Early in muscle development, small mononucleate cells (cells with only one nucleus) called myoblasts aggregate and fuse together, forming large, tubular multinucleate cells.

Within these cells, called myotubes, the nuclei are located near the center, and the protein-based machinery required for muscle contraction isn't fully formed.

Normally, when a myotube becomes a mature muscle cell, or muscle fiber, the nuclei migrate to the cell's edges, and threadlike proteins organize into bundles that provide the force for muscle contraction.

In MTM, some cells in affected muscles appear to get stuck at the myotube stage of development, interfering with contraction of the whole muscle.

Prior to meeting the Scoggins, Herman conducted research broadly aimed at characterizing different X-linked genes. She wasn't specifically interested in the gene responsible for MTMX. But then, John Scoggin became a living contradiction of her understanding about MTMX, and over several years, he continued to impress Herman during regular office visits.

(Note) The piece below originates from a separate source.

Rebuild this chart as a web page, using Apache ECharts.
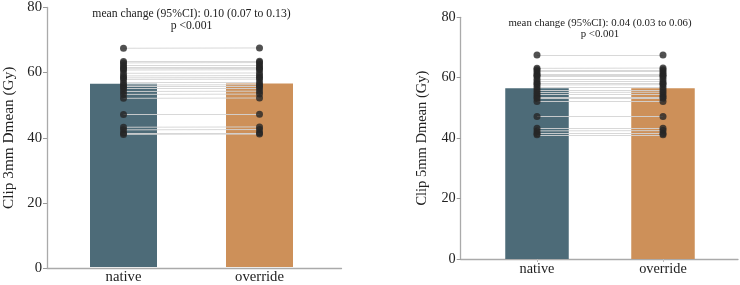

In the meantime, the Scoggins found 19 more children living with MTMX, and compiled information about them into a homemade book (which later became the basis for their Web site). "We sent the book to different hospitals and research agencies trying to find someone interested in doing research, because at that time, there was very little research being done," says Scoggin.

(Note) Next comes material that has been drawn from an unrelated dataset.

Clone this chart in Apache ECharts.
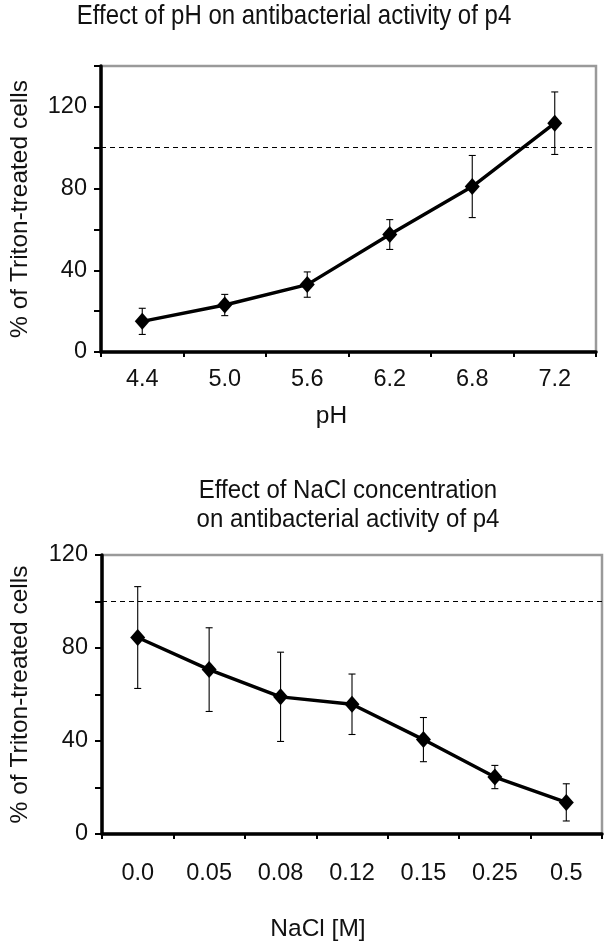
<!DOCTYPE html>
<html>
<head>
<meta charset="utf-8">
<script src="https://cdn.jsdelivr.net/npm/echarts@6/dist/echarts.min.js"></script>
<style>html,body{margin:0;padding:0;background:#fff;}#c{width:609px;height:951px;}</style>
</head>
<body>
<div id="c"></div>
<script>
var phCategories = ['4.4', '5.0', '5.6', '6.2', '6.8', '7.2'];
var phValues = [15, 23, 33, 57.5, 81, 112];
var phErrors = [6.4, 5.2, 6.2, 7.3, 15.2, 15.3];

var naclCategories = ['0.0', '0.05', '0.08', '0.12', '0.15', '0.25', '0.5'];
var naclValues = [84.5, 70.7, 59, 55.8, 40.6, 24.5, 13.6];
var naclErrors = [21.9, 18, 19.2, 13, 9.5, 5, 8];

var yLabelValues = [0, 40, 80, 120];
var referenceLevel = 100;

var FONT = 'Liberation Sans, Arial, sans-serif';
var TXT = '#111';

function errorSeries(idx, values, errors) {
  return {
    type: 'custom',
    xAxisIndex: idx, yAxisIndex: idx,
    z: 3,
    data: values.map(function (v, i) { return [i, v - errors[i], v + errors[i]]; }),
    renderItem: function (params, api) {
      var lo = api.coord([api.value(0), api.value(1)]);
      var hi = api.coord([api.value(0), api.value(2)]);
      var w = 3.5;
      var st = { stroke: '#000', lineWidth: 1.1 };
      return {
        type: 'group',
        children: [
          { type: 'line', shape: { x1: hi[0], y1: hi[1], x2: lo[0], y2: lo[1] }, style: st },
          { type: 'line', shape: { x1: hi[0] - w, y1: hi[1], x2: hi[0] + w, y2: hi[1] }, style: st },
          { type: 'line', shape: { x1: lo[0] - w, y1: lo[1], x2: lo[0] + w, y2: lo[1] }, style: st }
        ]
      };
    }
  };
}

function lineSeries(idx, values) {
  return {
    type: 'line',
    xAxisIndex: idx, yAxisIndex: idx,
    data: values,
    z: 4,
    symbol: 'diamond',
    symbolSize: [15, 17],
    itemStyle: { color: '#000' },
    lineStyle: { color: '#000', width: 3.4 },
    animation: false,
    markLine: {
      silent: true,
      symbol: 'none',
      label: { show: false },
      lineStyle: { color: '#000', width: 1, type: [5, 4] },
      data: [{ yAxis: referenceLevel }],
      animation: false
    }
  };
}

function xAxis(idx, cats, name, margin, gap, pad) {
  return {
    type: 'category', gridIndex: idx, data: cats,
    axisLine: { lineStyle: { color: '#000', width: 3.5 } },
    axisTick: { show: true, length: 5, lineStyle: { color: '#000', width: 2 } },
    axisLabel: { color: TXT, fontFamily: FONT, fontSize: 23.5, margin: margin },
    name: name, nameLocation: 'middle', nameGap: gap,
    nameTextStyle: { color: TXT, fontFamily: FONT, fontSize: 24.5, padding: pad }
  };
}

function yAxis(idx, max, gap) {
  return {
    type: 'value', gridIndex: idx, min: 0, max: max, interval: 20,
    splitLine: { show: false },
    axisLine: { show: true, lineStyle: { color: '#000', width: 3.5 } },
    axisTick: { show: true, length: 7, lineStyle: { color: '#000', width: 2 } },
    axisLabel: {
      color: TXT, fontFamily: FONT, fontSize: 23.5, margin: 14,
      formatter: function (v) { return yLabelValues.indexOf(v) >= 0 ? String(v) : ''; }
    },
    name: '% of Triton-treated cells', nameLocation: 'middle', nameGap: gap,
    nameTextStyle: { color: TXT, fontFamily: FONT, fontSize: 24.5 }
  };
}

var chart = echarts.init(document.getElementById('c'), null, { renderer: 'canvas' });
chart.setOption({
  animation: false,
  backgroundColor: '#fff',
  grid: [
    { left: 97, top: 66, width: 499, height: 286, show: true, borderColor: '#9a9a9a', borderWidth: 2.5, backgroundColor: 'transparent' },
    { left: 98, top: 555, width: 504, height: 279, show: true, borderColor: '#9a9a9a', borderWidth: 2.5, backgroundColor: 'transparent' }
  ],
  xAxis: [
    xAxis(0, phCategories, 'pH', 16, 52, [0, 34, 0, 0]),
    xAxis(1, naclCategories, 'NaCl [M]', 28, 83, [0, 68, 0, 0])
  ],
  yAxis: [
    yAxis(0, 140, 68),
    yAxis(1, 120, 69)
  ],
  graphic: [
    { type: 'text', x: 294, y: 17, scaleY: 1.12, style: { text: 'Effect of pH on antibacterial activity of p4', font: '24px ' + FONT, fill: TXT, align: 'center', verticalAlign: 'middle', textAlign: 'center', textVerticalAlign: 'middle' } },
    { type: 'text', x: 348, y: 505, scaleY: 1.1, style: { text: 'Effect of NaCl concentration\non antibacterial activity of p4', font: '24px ' + FONT, fill: TXT, lineHeight: 26, align: 'center', verticalAlign: 'middle', textAlign: 'center', textVerticalAlign: 'middle' } }
  ],
  series: [
    errorSeries(0, phValues, phErrors),
    lineSeries(0, phValues),
    errorSeries(1, naclValues, naclErrors),
    lineSeries(1, naclValues)
  ]
});
</script>
</body>
</html>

Scoggin says Herman "was amazed that we were able to find that many children, and said, 'I just can't ignore this. I'm going to write MDA to see if they'll give me the funding to do some research [on MTMX].'" The rest is both history and future.

Herman's 1999 study has not only shaken dire medical views about MTMX, it's also called attention to previously undocumented features associated with the disease.

Importantly, Herman found that boys with MTMX seem predisposed to health problems that aren't obviously related to muscle weakness. These problems include mild anemia, kidney stones, and various manifestations of gallbladder and liver dysfunction (including gallstones, jaundice and, more rarely, hemorrhaging of the liver).

During the study, Herman also noticed that boys with severe MTMX have typical physical features. For example, they tend to have a characteristic facial appearance, with a high forehead and long face, and a high-arched palate. They also tend to be tall for their ages.

Overall, Herman's observations suggest that MTMX not only affects muscles, but directly affects other tissues and organs as well. This discovery has significant implications for management and treatment of the disease.